== DO THIS ==
Gather all lines with "that" from the records.

— START TASK MATERIAL —

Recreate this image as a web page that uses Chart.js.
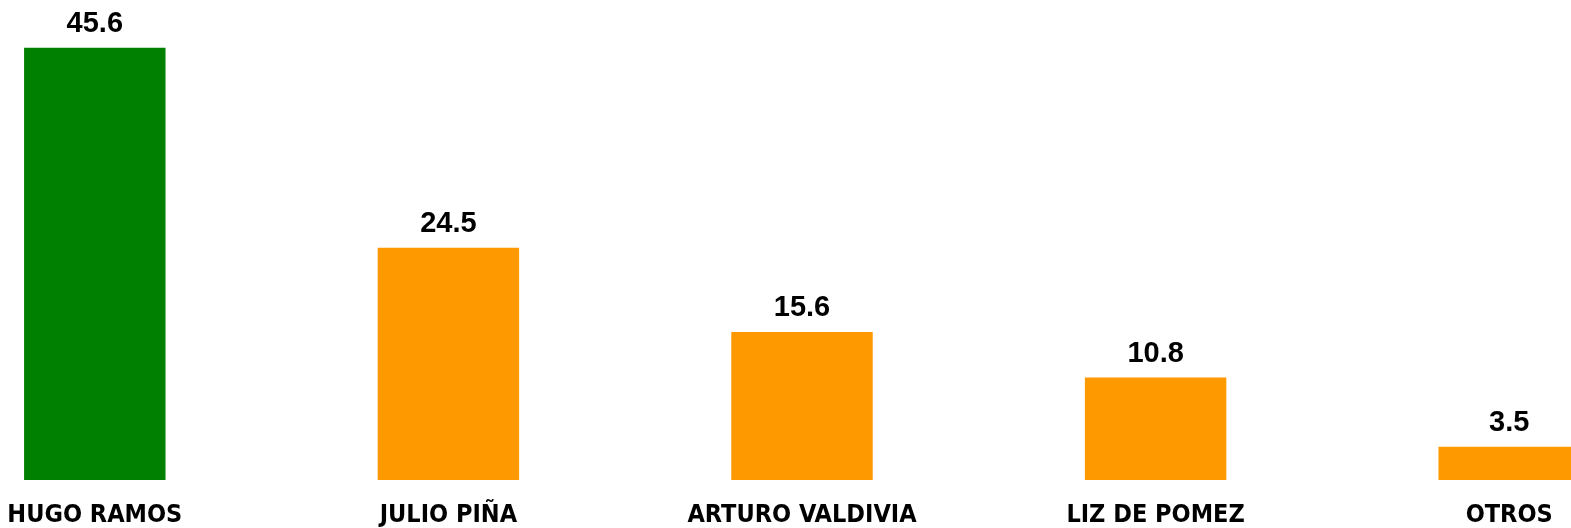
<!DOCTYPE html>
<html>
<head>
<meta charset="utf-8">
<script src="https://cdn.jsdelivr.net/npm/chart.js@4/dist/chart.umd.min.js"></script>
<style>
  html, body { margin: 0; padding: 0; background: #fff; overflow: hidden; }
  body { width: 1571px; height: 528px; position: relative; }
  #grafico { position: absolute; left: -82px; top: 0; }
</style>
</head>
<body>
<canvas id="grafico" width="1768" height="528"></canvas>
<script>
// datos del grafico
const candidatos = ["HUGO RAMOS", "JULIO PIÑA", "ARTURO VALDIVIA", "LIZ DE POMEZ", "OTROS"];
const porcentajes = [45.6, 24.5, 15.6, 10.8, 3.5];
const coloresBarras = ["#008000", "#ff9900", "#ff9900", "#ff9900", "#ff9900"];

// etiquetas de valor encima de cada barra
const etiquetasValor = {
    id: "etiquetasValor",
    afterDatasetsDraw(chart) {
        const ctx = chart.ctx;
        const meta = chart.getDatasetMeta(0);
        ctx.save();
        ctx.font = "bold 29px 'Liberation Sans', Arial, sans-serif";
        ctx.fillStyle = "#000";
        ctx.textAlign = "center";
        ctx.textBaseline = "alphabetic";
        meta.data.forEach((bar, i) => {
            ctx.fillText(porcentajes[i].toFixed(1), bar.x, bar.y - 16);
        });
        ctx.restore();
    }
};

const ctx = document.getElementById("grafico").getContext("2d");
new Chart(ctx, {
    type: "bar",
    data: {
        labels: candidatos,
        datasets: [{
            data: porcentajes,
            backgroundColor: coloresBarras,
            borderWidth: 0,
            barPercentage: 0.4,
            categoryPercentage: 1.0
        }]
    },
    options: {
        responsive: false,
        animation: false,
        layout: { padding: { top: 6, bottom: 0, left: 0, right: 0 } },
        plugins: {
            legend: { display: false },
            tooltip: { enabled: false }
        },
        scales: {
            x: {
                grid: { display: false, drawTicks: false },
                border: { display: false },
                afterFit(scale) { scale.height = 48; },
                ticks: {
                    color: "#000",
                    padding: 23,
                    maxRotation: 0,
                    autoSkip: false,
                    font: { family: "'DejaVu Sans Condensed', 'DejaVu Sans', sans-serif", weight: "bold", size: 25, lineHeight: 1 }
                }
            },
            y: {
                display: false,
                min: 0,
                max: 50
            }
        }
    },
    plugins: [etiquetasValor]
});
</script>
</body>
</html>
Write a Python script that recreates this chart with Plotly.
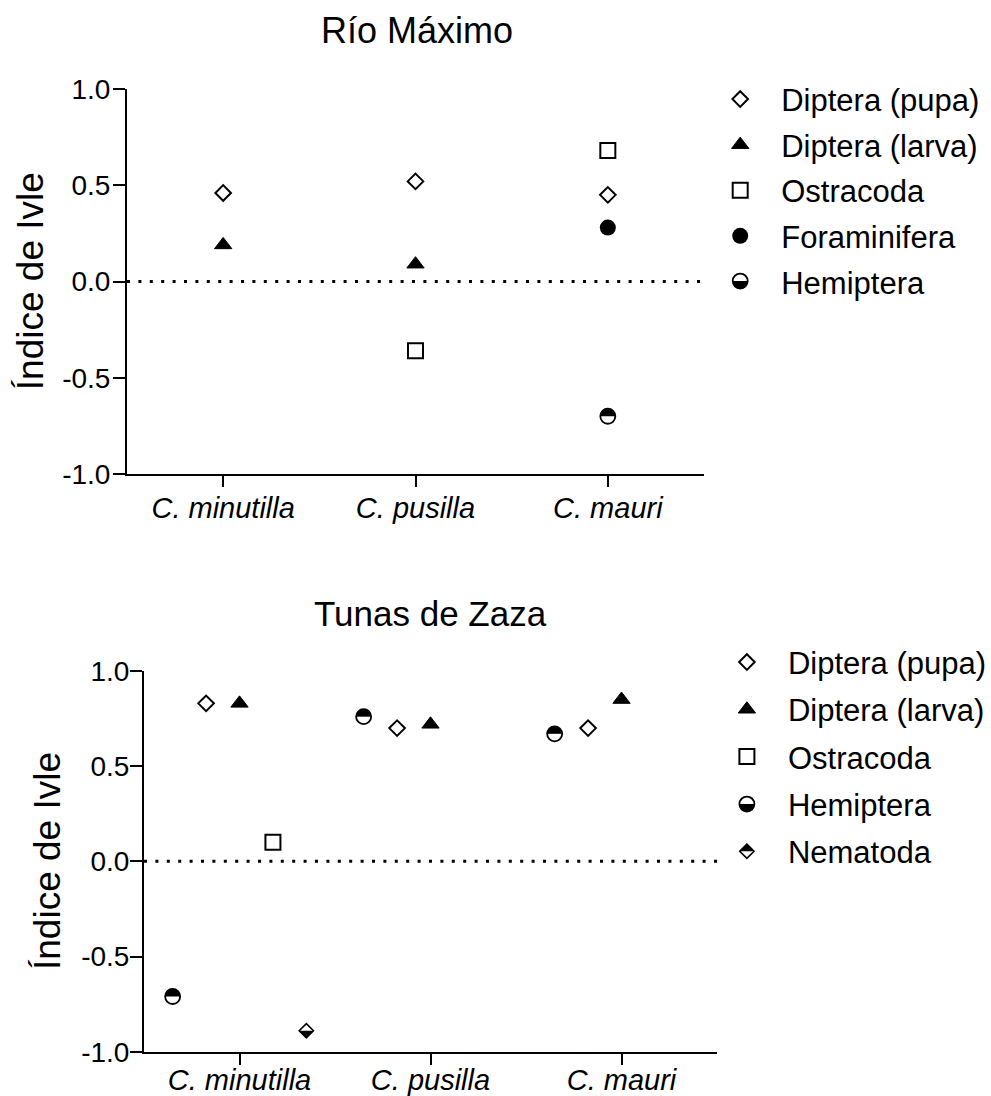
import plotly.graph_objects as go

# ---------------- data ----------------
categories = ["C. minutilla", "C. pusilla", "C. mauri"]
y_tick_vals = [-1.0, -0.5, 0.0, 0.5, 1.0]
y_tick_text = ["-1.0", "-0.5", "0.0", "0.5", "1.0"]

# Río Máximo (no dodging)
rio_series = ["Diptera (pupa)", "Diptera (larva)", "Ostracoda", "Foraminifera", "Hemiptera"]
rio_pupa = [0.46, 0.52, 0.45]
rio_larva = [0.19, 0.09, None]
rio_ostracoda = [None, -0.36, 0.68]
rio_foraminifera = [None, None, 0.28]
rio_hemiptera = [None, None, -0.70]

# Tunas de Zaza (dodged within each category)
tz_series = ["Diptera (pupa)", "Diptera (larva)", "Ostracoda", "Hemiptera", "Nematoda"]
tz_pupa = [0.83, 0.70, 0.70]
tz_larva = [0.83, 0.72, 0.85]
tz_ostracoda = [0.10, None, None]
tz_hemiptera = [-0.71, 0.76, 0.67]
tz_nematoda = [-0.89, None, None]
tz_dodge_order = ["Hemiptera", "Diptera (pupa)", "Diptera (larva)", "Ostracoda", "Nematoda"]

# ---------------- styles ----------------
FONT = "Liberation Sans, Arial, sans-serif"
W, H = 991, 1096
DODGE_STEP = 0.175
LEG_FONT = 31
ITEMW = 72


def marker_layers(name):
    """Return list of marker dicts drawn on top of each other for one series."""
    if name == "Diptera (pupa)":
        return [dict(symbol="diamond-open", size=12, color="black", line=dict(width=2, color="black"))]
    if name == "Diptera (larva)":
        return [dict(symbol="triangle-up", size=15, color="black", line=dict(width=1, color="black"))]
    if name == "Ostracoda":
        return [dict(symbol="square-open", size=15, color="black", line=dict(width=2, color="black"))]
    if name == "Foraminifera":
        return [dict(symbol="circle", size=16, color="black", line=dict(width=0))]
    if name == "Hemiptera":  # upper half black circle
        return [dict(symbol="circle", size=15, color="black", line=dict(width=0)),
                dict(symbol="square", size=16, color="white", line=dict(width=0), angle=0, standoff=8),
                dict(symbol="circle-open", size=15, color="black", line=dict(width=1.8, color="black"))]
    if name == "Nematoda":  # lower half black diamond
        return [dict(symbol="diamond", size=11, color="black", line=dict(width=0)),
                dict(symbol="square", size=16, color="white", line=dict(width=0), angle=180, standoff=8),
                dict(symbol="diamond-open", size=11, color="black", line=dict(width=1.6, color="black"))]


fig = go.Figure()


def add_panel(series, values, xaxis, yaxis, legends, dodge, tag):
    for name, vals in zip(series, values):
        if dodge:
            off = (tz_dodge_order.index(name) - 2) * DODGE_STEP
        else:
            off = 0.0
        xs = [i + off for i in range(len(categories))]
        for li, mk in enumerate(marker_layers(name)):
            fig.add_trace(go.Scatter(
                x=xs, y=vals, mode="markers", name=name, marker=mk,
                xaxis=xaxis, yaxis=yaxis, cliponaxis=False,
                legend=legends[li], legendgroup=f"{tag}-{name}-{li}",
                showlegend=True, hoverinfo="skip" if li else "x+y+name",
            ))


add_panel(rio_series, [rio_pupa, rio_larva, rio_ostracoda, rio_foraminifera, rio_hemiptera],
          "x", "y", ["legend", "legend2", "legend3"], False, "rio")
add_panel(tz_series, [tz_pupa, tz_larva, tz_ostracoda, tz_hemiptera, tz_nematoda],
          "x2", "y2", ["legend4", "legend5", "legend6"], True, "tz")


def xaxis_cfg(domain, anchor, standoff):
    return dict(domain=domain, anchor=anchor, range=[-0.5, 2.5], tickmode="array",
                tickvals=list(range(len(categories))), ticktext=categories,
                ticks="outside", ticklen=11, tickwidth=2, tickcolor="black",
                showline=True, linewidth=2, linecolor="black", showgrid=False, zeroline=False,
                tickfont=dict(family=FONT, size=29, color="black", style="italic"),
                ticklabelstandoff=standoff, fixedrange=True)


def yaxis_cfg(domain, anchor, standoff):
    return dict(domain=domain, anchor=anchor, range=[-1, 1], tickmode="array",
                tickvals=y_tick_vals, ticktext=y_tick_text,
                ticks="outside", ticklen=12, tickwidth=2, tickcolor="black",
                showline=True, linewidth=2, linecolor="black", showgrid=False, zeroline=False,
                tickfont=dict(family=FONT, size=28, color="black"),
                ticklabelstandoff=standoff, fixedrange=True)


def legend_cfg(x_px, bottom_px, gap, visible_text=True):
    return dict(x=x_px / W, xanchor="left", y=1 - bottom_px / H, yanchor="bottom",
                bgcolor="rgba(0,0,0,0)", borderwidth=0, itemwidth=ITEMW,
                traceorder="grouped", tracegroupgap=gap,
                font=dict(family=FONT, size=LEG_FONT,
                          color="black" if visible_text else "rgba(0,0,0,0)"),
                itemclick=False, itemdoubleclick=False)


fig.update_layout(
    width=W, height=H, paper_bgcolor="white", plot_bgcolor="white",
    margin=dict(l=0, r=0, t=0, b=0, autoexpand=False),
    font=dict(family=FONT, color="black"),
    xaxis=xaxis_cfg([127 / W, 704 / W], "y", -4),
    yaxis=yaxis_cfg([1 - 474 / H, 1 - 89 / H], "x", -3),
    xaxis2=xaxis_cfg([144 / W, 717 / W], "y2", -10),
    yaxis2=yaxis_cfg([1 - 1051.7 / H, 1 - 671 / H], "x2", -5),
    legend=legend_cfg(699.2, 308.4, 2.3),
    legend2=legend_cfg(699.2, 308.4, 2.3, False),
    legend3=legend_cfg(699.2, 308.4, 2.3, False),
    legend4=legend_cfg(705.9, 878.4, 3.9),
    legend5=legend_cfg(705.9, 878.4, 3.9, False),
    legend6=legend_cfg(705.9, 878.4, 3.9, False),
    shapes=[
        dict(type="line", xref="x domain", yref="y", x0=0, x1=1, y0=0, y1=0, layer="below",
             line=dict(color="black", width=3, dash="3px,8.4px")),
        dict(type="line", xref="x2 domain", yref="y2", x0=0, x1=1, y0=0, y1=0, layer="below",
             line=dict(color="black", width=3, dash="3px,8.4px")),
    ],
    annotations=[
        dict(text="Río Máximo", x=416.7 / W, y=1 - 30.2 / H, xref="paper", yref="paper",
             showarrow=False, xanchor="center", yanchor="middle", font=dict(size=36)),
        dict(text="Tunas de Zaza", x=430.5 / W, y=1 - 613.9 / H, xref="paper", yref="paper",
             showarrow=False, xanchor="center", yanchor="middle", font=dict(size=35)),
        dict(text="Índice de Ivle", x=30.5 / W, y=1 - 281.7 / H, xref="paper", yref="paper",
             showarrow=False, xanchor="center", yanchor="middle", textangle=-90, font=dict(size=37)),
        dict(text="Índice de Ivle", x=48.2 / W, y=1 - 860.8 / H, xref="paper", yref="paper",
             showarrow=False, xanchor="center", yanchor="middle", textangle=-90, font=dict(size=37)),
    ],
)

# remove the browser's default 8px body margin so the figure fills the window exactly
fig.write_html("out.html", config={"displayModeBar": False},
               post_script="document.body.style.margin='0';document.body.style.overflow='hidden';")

— END TASK MATERIAL —

== WRITTEN SOLUTION ==
Recreate this image as a web page that uses Chart.js.
Write a Python script that recreates this chart with Plotly.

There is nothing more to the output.